>>>>
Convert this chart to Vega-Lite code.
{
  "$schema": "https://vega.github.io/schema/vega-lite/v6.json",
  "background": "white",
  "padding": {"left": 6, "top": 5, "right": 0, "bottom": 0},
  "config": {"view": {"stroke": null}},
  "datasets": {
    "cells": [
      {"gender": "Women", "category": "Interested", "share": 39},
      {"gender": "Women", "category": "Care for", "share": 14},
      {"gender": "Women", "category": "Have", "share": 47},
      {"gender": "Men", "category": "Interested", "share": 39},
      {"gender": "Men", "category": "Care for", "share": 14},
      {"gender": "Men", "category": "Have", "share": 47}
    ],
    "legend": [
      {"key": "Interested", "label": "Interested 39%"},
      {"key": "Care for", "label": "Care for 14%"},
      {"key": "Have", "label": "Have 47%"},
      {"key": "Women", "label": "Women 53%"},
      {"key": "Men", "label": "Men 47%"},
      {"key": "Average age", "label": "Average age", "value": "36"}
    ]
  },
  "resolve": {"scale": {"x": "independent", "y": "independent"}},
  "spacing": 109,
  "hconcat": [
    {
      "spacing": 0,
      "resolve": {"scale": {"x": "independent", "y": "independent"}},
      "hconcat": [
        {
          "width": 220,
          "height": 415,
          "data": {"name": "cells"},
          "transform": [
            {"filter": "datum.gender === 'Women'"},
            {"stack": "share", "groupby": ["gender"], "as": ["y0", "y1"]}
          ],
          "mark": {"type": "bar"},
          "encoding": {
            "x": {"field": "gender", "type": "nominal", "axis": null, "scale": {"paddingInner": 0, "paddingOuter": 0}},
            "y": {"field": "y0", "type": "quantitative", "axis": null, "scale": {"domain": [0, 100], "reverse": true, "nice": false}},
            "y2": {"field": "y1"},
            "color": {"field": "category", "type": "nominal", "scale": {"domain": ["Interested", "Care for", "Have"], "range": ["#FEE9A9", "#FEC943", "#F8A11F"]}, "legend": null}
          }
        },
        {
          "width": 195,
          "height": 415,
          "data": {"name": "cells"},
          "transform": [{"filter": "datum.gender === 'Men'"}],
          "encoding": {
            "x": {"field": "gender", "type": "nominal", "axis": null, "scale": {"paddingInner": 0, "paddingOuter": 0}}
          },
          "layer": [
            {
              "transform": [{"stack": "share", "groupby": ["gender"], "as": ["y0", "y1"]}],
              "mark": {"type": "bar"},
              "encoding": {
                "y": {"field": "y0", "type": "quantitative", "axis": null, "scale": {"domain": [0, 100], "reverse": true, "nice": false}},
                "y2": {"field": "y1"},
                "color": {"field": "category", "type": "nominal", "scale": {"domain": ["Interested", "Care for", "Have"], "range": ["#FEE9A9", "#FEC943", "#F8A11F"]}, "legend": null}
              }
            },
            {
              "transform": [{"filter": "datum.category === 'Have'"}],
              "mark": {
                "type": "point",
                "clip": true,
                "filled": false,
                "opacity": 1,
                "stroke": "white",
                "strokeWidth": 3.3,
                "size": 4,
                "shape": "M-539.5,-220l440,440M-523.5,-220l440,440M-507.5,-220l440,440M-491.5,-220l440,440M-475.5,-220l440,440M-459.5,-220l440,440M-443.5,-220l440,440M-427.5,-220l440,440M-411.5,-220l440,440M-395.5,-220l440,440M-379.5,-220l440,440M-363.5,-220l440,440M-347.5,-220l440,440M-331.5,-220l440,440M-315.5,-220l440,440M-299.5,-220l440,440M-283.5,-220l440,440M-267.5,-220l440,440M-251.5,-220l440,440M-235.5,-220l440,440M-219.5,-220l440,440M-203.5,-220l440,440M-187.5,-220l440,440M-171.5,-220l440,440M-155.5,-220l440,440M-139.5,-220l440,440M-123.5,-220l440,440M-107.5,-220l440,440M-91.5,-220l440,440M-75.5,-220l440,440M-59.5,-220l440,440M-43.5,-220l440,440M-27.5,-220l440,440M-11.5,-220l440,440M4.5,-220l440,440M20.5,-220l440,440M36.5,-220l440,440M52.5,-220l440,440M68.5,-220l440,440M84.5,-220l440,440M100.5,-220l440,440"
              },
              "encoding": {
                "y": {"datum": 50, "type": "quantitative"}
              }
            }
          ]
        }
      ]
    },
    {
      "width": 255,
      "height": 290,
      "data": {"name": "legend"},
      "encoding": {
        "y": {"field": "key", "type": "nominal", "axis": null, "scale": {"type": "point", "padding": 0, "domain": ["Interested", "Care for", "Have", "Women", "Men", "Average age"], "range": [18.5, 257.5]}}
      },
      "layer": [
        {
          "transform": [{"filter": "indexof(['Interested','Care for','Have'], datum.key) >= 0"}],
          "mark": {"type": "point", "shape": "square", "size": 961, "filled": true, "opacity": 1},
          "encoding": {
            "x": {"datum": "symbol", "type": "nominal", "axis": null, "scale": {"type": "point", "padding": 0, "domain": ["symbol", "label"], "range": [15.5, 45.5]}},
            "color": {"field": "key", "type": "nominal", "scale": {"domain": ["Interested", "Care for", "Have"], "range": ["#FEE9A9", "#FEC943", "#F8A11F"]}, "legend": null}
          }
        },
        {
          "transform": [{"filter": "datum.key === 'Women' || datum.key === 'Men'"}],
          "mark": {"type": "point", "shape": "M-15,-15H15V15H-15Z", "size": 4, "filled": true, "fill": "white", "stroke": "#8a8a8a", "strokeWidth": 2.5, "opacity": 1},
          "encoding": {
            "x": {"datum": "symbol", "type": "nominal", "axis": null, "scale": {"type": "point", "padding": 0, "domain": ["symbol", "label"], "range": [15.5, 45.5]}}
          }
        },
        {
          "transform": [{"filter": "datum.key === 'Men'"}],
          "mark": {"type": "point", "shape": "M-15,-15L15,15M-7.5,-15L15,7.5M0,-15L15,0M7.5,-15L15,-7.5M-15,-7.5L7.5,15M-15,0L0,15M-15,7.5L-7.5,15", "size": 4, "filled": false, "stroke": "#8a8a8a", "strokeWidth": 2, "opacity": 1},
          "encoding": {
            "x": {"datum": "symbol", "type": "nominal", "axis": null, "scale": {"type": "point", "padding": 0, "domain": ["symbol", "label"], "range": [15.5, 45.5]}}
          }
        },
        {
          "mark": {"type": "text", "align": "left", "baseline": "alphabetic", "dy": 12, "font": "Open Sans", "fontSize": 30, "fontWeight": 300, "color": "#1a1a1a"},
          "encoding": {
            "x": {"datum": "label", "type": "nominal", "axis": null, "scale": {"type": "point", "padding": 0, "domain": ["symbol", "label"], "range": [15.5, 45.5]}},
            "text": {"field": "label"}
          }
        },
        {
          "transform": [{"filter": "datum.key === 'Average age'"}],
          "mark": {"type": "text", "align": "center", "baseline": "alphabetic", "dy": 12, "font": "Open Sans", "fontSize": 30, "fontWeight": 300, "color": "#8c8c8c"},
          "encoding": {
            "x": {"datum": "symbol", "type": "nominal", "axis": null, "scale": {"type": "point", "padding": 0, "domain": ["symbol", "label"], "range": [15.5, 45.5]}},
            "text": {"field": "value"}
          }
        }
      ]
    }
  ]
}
<<<<
Your task is to transcribe the material exactly.

Convert this chart to Vega-Lite code.
{
  "$schema": "https://vega.github.io/schema/vega-lite/v6.json",
  "background": "white",
  "padding": {"left": 6, "top": 5, "right": 0, "bottom": 0},
  "config": {"view": {"stroke": null}},
  "datasets": {
    "cells": [
      {"gender": "Women", "category": "Interested", "share": 39},
      {"gender": "Women", "category": "Care for", "share": 14},
      {"gender": "Women", "category": "Have", "share": 47},
      {"gender": "Men", "category": "Interested", "share": 39},
      {"gender": "Men", "category": "Care for", "share": 14},
      {"gender": "Men", "category": "Have", "share": 47}
    ],
    "legend": [
      {"key": "Interested", "label": "Interested 39%"},
      {"key": "Care for", "label": "Care for 14%"},
      {"key": "Have", "label": "Have 47%"},
      {"key": "Women", "label": "Women 53%"},
      {"key": "Men", "label": "Men 47%"},
      {"key": "Average age", "label": "Average age", "value": "36"}
    ]
  },
  "resolve": {"scale": {"x": "independent", "y": "independent"}},
  "spacing": 109,
  "hconcat": [
    {
      "spacing": 0,
      "resolve": {"scale": {"x": "independent", "y": "independent"}},
      "hconcat": [
        {
          "width": 220,
          "height": 415,
          "data": {"name": "cells"},
          "transform": [
            {"filter": "datum.gender === 'Women'"},
            {"stack": "share", "groupby": ["gender"], "as": ["y0", "y1"]}
          ],
          "mark": {"type": "bar"},
          "encoding": {
            "x": {"field": "gender", "type": "nominal", "axis": null, "scale": {"paddingInner": 0, "paddingOuter": 0}},
            "y": {"field": "y0", "type": "quantitative", "axis": null, "scale": {"domain": [0, 100], "reverse": true, "nice": false}},
            "y2": {"field": "y1"},
            "color": {"field": "category", "type": "nominal", "scale": {"domain": ["Interested", "Care for", "Have"], "range": ["#FEE9A9", "#FEC943", "#F8A11F"]}, "legend": null}
          }
        },
        {
          "width": 195,
          "height": 415,
          "data": {"name": "cells"},
          "transform": [{"filter": "datum.gender === 'Men'"}],
          "encoding": {
            "x": {"field": "gender", "type": "nominal", "axis": null, "scale": {"paddingInner": 0, "paddingOuter": 0}}
          },
          "layer": [
            {
              "transform": [{"stack": "share", "groupby": ["gender"], "as": ["y0", "y1"]}],
              "mark": {"type": "bar"},
              "encoding": {
                "y": {"field": "y0", "type": "quantitative", "axis": null, "scale": {"domain": [0, 100], "reverse": true, "nice": false}},
                "y2": {"field": "y1"},
                "color": {"field": "category", "type": "nominal", "scale": {"domain": ["Interested", "Care for", "Have"], "range": ["#FEE9A9", "#FEC943", "#F8A11F"]}, "legend": null}
              }
            },
            {
              "transform": [{"filter": "datum.category === 'Have'"}],
              "mark": {
                "type": "point",
                "clip": true,
                "filled": false,
                "opacity": 1,
                "stroke": "white",
                "strokeWidth": 3.3,
                "size": 4,
                "shape": "M-539.5,-220l440,440M-523.5,-220l440,440M-507.5,-220l440,440M-491.5,-220l440,440M-475.5,-220l440,440M-459.5,-220l440,440M-443.5,-220l440,440M-427.5,-220l440,440M-411.5,-220l440,440M-395.5,-220l440,440M-379.5,-220l440,440M-363.5,-220l440,440M-347.5,-220l440,440M-331.5,-220l440,440M-315.5,-220l440,440M-299.5,-220l440,440M-283.5,-220l440,440M-267.5,-220l440,440M-251.5,-220l440,440M-235.5,-220l440,440M-219.5,-220l440,440M-203.5,-220l440,440M-187.5,-220l440,440M-171.5,-220l440,440M-155.5,-220l440,440M-139.5,-220l440,440M-123.5,-220l440,440M-107.5,-220l440,440M-91.5,-220l440,440M-75.5,-220l440,440M-59.5,-220l440,440M-43.5,-220l440,440M-27.5,-220l440,440M-11.5,-220l440,440M4.5,-220l440,440M20.5,-220l440,440M36.5,-220l440,440M52.5,-220l440,440M68.5,-220l440,440M84.5,-220l440,440M100.5,-220l440,440"
              },
              "encoding": {
                "y": {"datum": 50, "type": "quantitative"}
              }
            }
          ]
        }
      ]
    },
    {
      "width": 255,
      "height": 290,
      "data": {"name": "legend"},
      "encoding": {
        "y": {"field": "key", "type": "nominal", "axis": null, "scale": {"type": "point", "padding": 0, "domain": ["Interested", "Care for", "Have", "Women", "Men", "Average age"], "range": [18.5, 257.5]}}
      },
      "layer": [
        {
          "transform": [{"filter": "indexof(['Interested','Care for','Have'], datum.key) >= 0"}],
          "mark": {"type": "point", "shape": "square", "size": 961, "filled": true, "opacity": 1},
          "encoding": {
            "x": {"datum": "symbol", "type": "nominal", "axis": null, "scale": {"type": "point", "padding": 0, "domain": ["symbol", "label"], "range": [15.5, 45.5]}},
            "color": {"field": "key", "type": "nominal", "scale": {"domain": ["Interested", "Care for", "Have"], "range": ["#FEE9A9", "#FEC943", "#F8A11F"]}, "legend": null}
          }
        },
        {
          "transform": [{"filter": "datum.key === 'Women' || datum.key === 'Men'"}],
          "mark": {"type": "point", "shape": "M-15,-15H15V15H-15Z", "size": 4, "filled": true, "fill": "white", "stroke": "#8a8a8a", "strokeWidth": 2.5, "opacity": 1},
          "encoding": {
            "x": {"datum": "symbol", "type": "nominal", "axis": null, "scale": {"type": "point", "padding": 0, "domain": ["symbol", "label"], "range": [15.5, 45.5]}}
          }
        },
        {
          "transform": [{"filter": "datum.key === 'Men'"}],
          "mark": {"type": "point", "shape": "M-15,-15L15,15M-7.5,-15L15,7.5M0,-15L15,0M7.5,-15L15,-7.5M-15,-7.5L7.5,15M-15,0L0,15M-15,7.5L-7.5,15", "size": 4, "filled": false, "stroke": "#8a8a8a", "strokeWidth": 2, "opacity": 1},
          "encoding": {
            "x": {"datum": "symbol", "type": "nominal", "axis": null, "scale": {"type": "point", "padding": 0, "domain": ["symbol", "label"], "range": [15.5, 45.5]}}
          }
        },
        {
          "mark": {"type": "text", "align": "left", "baseline": "alphabetic", "dy": 12, "font": "Open Sans", "fontSize": 30, "fontWeight": 300, "color": "#1a1a1a"},
          "encoding": {
            "x": {"datum": "label", "type": "nominal", "axis": null, "scale": {"type": "point", "padding": 0, "domain": ["symbol", "label"], "range": [15.5, 45.5]}},
            "text": {"field": "label"}
          }
        },
        {
          "transform": [{"filter": "datum.key === 'Average age'"}],
          "mark": {"type": "text", "align": "center", "baseline": "alphabetic", "dy": 12, "font": "Open Sans", "fontSize": 30, "fontWeight": 300, "color": "#8c8c8c"},
          "encoding": {
            "x": {"datum": "symbol", "type": "nominal", "axis": null, "scale": {"type": "point", "padding": 0, "domain": ["symbol", "label"], "range": [15.5, 45.5]}},
            "text": {"field": "value"}
          }
        }
      ]
    }
  ]
}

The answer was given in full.